First, this is pure academese. Saltationism, teleogical, ontogeny and phylogeny, unregenerate, homologies, epigenesis, architectonic ... can you follow? Because the list goes on. If you're a historian or a philosopher of science or some sort of pure, traditional scientist, I'm sure you'll have a better time than the rest of us with this language. A certain readership and level of acquaintance with the material is assumed.
... monstrosity came to represent life's relentless fecundity and 'the monstrous' a mode of uncontainable vitality.
I'm not criticizing Mangham's writing; it's excellent, in fact. For example, "vital excess"! What great wordcrafting! But the rest is obtuse. Second, on that note, is the sheer amount of bulky quotations. Block quotes, direct quotes in-text of all lengths and states ... how much of this is Mangham's writing and how much of it is the writing of others is a worthy question.
... malformation is not a fault, but a variation; it is a symbol both of possibility and nature's creativity ...

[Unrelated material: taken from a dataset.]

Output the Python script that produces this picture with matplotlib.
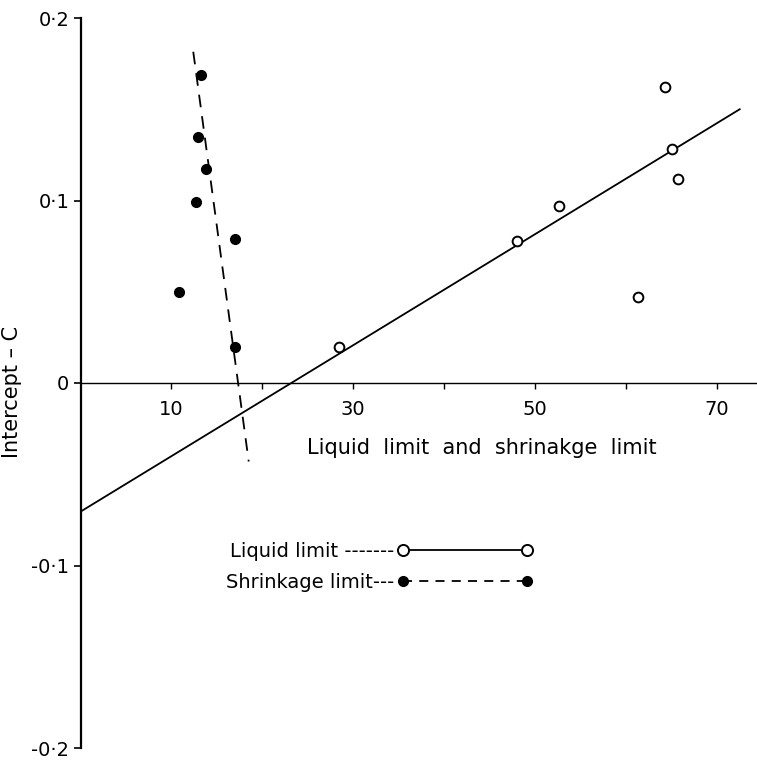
import matplotlib.pyplot as plt
from matplotlib.lines import Line2D

# liquid limit points (open circles)
liquid_x = [28.4, 48.0, 52.6, 61.3, 65.0, 65.7, 64.3]
liquid_c = [0.020, 0.078, 0.097, 0.047, 0.128, 0.112, 0.162]

# shrinkage limit points (filled circles)
shrink_x = [13.3, 12.9, 13.8, 12.7, 17.0, 10.8, 17.0]
shrink_c = [0.169, 0.135, 0.117, 0.099, 0.079, 0.050, 0.020]

# fitted lines, end points
liquid_fit_x = [0, 72.5]
liquid_fit_c = [-0.0705, 0.150]
shrink_fit_x = [12.4, 18.5]
shrink_fit_c = [0.1815, -0.043]

xticks = [10, 20, 30, 40, 50, 60, 70]
xticklabels = ["10", "", "30", "", "50", "", "70"]
yticks = [-0.2, -0.1, 0, 0.1, 0.2]
yticklabels = ["-0·2", "-0·1", "0", "0·1", "0·2"]

fs = 14
fig = plt.figure(figsize=(7.57, 7.63), dpi=100)
ax = fig.add_axes([80.5/757, 15/763, (757-80.5)/757, 730/763])

ax.plot(liquid_fit_x, liquid_fit_c, color="black", lw=1.3)
ax.plot(shrink_fit_x, shrink_fit_c, color="black", lw=1.3, dashes=(7, 5))
ax.plot(liquid_x, liquid_c, "o", ms=7, mfc="white", mec="black", mew=1.4)
ax.plot(shrink_x, shrink_c, "o", ms=7, mfc="black", mec="black")

ax.set_xlim(0, 74.4)
ax.set_ylim(-0.2, 0.2)

ax.spines["top"].set_visible(False)
ax.spines["right"].set_visible(False)
ax.spines["bottom"].set_position(("data", 0))
ax.spines["bottom"].set_linewidth(1.0)
ax.spines["left"].set_linewidth(1.6)

ax.set_xticks(xticks)
ax.set_xticklabels(xticklabels, fontsize=fs)
ax.set_yticks(yticks)
ax.set_yticklabels(yticklabels, fontsize=fs)
ax.tick_params(axis="x", direction="out", length=4, width=1, pad=8)
ax.tick_params(axis="y", direction="out", length=5, width=1.2, pad=3)

fig.text(12/757, 1 - 392/763, "Intercept – C", rotation=90, fontsize=15,
         ha="center", va="center")
fig.text(482/757, 1 - 448/763, "Liquid  limit  and  shrinakge  limit",
         fontsize=15, ha="center", va="center")

handles = [
    Line2D([], [], color="black", lw=1.3, marker="o", ms=8, mfc="white",
           mec="black", mew=1.4),
    Line2D([], [], color="black", lw=1.3, dashes=(5, 4), marker="o", ms=7,
           mfc="black", mec="black"),
]
labels = ["Liquid limit -------", "Shrinkage limit---"]
fig.legend(handles, labels, loc="upper left",
           bbox_to_anchor=(226/757, 1 - 542/763), frameon=False,
           markerfirst=False, numpoints=2, handlelength=7.0,
           handletextpad=0.15, labelspacing=0.62, borderpad=0,
           borderaxespad=0, fontsize=fs)

fig.savefig("out.png", dpi=100)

Third, the rather vague topic at the heart of it all. I think this was a deep reading of a certain slice of mostly white, Western, privileged, male academics within a few hundred years' span of the last century. Why? Beats me. I gather that this group of people influenced and/or represent a certain framing of "the monstrous" that may be considered hegemonic. I think? The thesis is unclear to me.
... where singularities are represented, in varying degrees, as a part of life's varietyーnecessary in a world whose diversities reflect the true ingenuities of nature.
Finally, the topic: monsters and monstrosity. Mangham requests a sympathetic reader at the start. Monstrosity is framed as a "shorthand for a broad, varied, and complex range of discussions undertaken on the subject of congenital structural deformity." He argues that he's taken a historical, critical disability perspective on the term (no reference for this, however), claiming his use of "monster" is equivalent to how critical scholars use "disability" in a fully interrogated and "objective" (his word) way. He claims to distinguish between this take and the modern "pejorative" version of monster, using quotes throughout to indicate this. Frankly, I didn't notice this use of quotes, although I recognize that he was both bland and critical of how his subjects constructed the idea of "monstrosity."
In interrogating the meanings and possibilities of monstrosity, not as the exception but as the rule, they revealed how othering is not the only approach to diversity available to us. Monstrosity is reclaimable, they showed, as a symbol of a natural order shaped by variations, redirections, and novelties. A vital starting point for understanding the true power of difference, whatever its cause, is the acknowledgement that, in a certain sense, we are all monsters.
Nevertheless, I find myself asking "why"? Why are we spending time on how things once were? The reason escapes me.
Thank you to MIT Press and NetGalley for the advance copy.